The Jack Straw 50th
Seattle, June 15th, 2012
7:00 AM

A man turns a clarinet into a horn, a flute, a piccolo. He plays a Suite for Parts of the Clarinet.
It is unlike anything I’ve heard before. I ask him if he invented this. “No,” he says.
He takes no credit for expanding a marching band instrument into an orchestra.
For his performance, an audience of two.
A jazz pianist improvises. He plays his own music. He is both in and out of reality, head bowed, hands working, no matter that there’s an audience of three.

Matt Briggs reads three short stories—Expose No Button, A Happy Novel, The Score. They are exemplary stories in an exemplary style for a new world. No fear, no hesitation, the art boils out into the Twenty-first Century. The audience? Three plus the recording technician.

A lutenist sits on a chair playing Elizabethan tunes to an audience of four. The music, coming down from centuries links the Jack Straw Foundation to all art, all myth, all creation.

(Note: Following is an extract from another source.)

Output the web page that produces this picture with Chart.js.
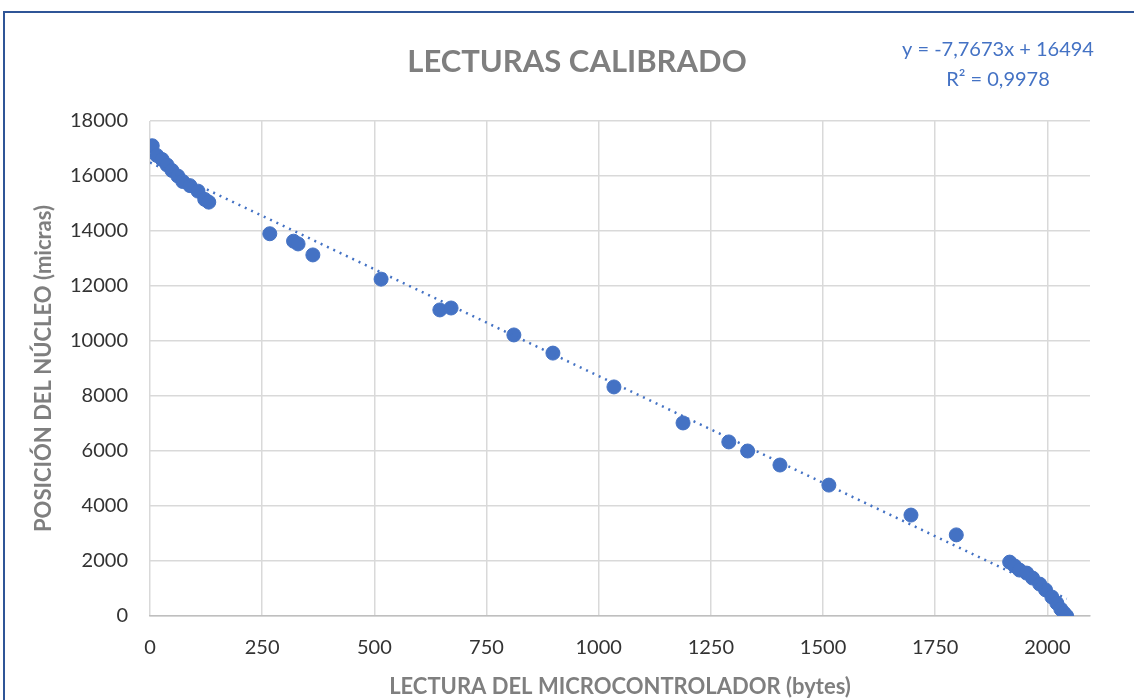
<!DOCTYPE html>
<html>
<head>
<meta charset="utf-8">
<script src="https://cdn.jsdelivr.net/npm/chart.js@4.4.0/dist/chart.umd.min.js"></script>
<style>
  html, body { margin: 0; padding: 0; background: #fff; }
  canvas { display: block; }
</style>
</head>
<body>
<canvas id="scatter" width="1134" height="700"></canvas>
<script>
// readings
const lectura = [5, 15, 27, 38, 49, 62, 73, 89, 107, 122, 131,
  267, 320, 330, 363, 515, 646, 671, 811, 898, 1034, 1188, 1290, 1332, 1404, 1513, 1696, 1797,
  1916, 1927, 1938, 1954, 1967, 1983, 1996, 2010, 2021, 2030, 2037, 2043];
const posicion = [17100, 16750, 16600, 16400, 16200, 16000, 15800, 15650, 15450, 15150, 15050,
  13900, 13630, 13530, 13130, 12250, 11130, 11200, 10220, 9560, 8330, 7020, 6330, 6000, 5490, 4760, 3670, 2950,
  1960, 1820, 1670, 1560, 1380, 1160, 950, 690, 470, 250, 110, 0];
// trendline shown in the chart
const pendiente = -7.7673;
const intercepto = 16494;
const ecuacion = ['y = -7,7673x + 16494', 'R² = 0,9978'];
const xTicks = [0, 250, 500, 750, 1000, 1250, 1500, 1750, 2000];

const azul = '#4472C4';
const gris = '#7f7f7f';
const fuente = 'Lato, "Open Sans", sans-serif';

const puntos = lectura.map((v, i) => ({ x: v, y: posicion[i] }));
const xFin = Math.max(...lectura);
const tendencia = [
  { x: 0, y: intercepto },
  { x: xFin, y: intercepto + pendiente * xFin }
];

const marco = {
  id: 'marco',
  beforeDraw(chart) {
    const c = chart.ctx;
    c.save();
    c.fillStyle = '#fff';
    c.fillRect(0, 0, chart.width, chart.height);
    c.strokeStyle = '#2F5597';
    c.lineWidth = 2;
    c.strokeRect(4, 12, chart.width + 10, chart.height + 10);
    c.restore();
  },
  afterDraw(chart) {
    const c = chart.ctx;
    c.save();
    c.textAlign = 'center';
    c.textBaseline = 'middle';
    c.fillStyle = gris;
    c.font = 'bold 31px ' + fuente;
    c.fillText('LECTURAS CALIBRADO', 577, 62);
    c.fillStyle = azul;
    c.font = '20px ' + fuente;
    c.fillText(ecuacion[0], 998, 50);
    c.fillText(ecuacion[1], 998, 80);
    c.restore();
  }
};

new Chart(document.getElementById('scatter'), {
  type: 'scatter',
  data: {
    datasets: [{
      label: 'tendencia',
      data: tendencia,
      type: 'line',
      showLine: true,
      borderColor: azul,
      borderWidth: 2.5,
      borderDash: [2, 5],
      pointRadius: 0,
      fill: false,
      order: 0
    }, {
      label: 'lecturas',
      data: puntos,
      backgroundColor: azul,
      borderColor: azul,
      pointRadius: 7,
      pointHoverRadius: 7,
      order: 1
    }]
  },
  options: {
    responsive: false,
    animation: false,
    devicePixelRatio: 1,
    layout: { padding: { left: 0, right: 44, top: 121, bottom: 0 } },
    plugins: {
      legend: { display: false },
      tooltip: { enabled: false }
    },
    scales: {
      x: {
        type: 'linear',
        min: 0,
        max: 2095,
        afterBuildTicks: axis => { axis.ticks = xTicks.map(v => ({ value: v })); },
        afterFit: scale => { scale.height = 84; },
        grid: { color: '#d9d9d9', lineWidth: 1.5, drawTicks: false },
        border: { color: '#bfbfbf', width: 1.5 },
        ticks: {
          color: '#333',
          padding: 20,
          maxRotation: 0,
          callback: v => String(v),
          font: { family: fuente, size: 20 }
        },
        title: {
          display: true,
          text: 'LECTURA DEL MICROCONTROLADOR (bytes)',
          color: gris,
          font: { family: fuente, size: 22, weight: 'bold' },
          padding: { top: 2, bottom: 0 }
        }
      },
      y: {
        min: 0,
        max: 18000,
        afterFit: scale => { scale.width = 150; },
        grid: { color: '#d9d9d9', lineWidth: 1.5, drawTicks: false },
        border: { display: false },
        ticks: {
          stepSize: 2000,
          color: '#333',
          padding: 22,
          callback: v => String(v),
          font: { family: fuente, size: 20 }
        },
        title: {
          display: true,
          text: 'POSICIÓN DEL NÚCLEO (micras)',
          color: gris,
          font: { family: fuente, size: 22, weight: 'bold' },
          padding: { top: 31, bottom: 4 }
        }
      }
    }
  },
  plugins: [marco]
});
</script>
</body>
</html>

This is one hour in the twenty-four hour celebration of the Jack Straw Foundation’s Fiftieth Anniversary.

It is a quiet celebration—artists performing for fifteen minutes for a few listeners at seven o’clock in the morning in June 15th, 2012. But the artists, like all artists, give it all they’ve got—one listener, a roomful, a hundred thousand– it doesn’t matter. The artists lost in the work, the work is what matters, nothing matters but the high moment of recreation when the artists ride once again the mythic wave that gave them voice the first time.

This is a quiet celebration that teaches me that art needs an audience. Sure. Even two listeners are an audience. But it teaches me this more important lesson—Art needs only a place, an instrument, and time. Time. And Jack Straw has given all of these artists just want they need.

This celebration of the arts through fifty years and hundreds of novelists, musicians, poets tells us so much about the art and the craft and the role and, above all, the dedication of artist to the art.

For me, it was a unique moment. I like unique moments.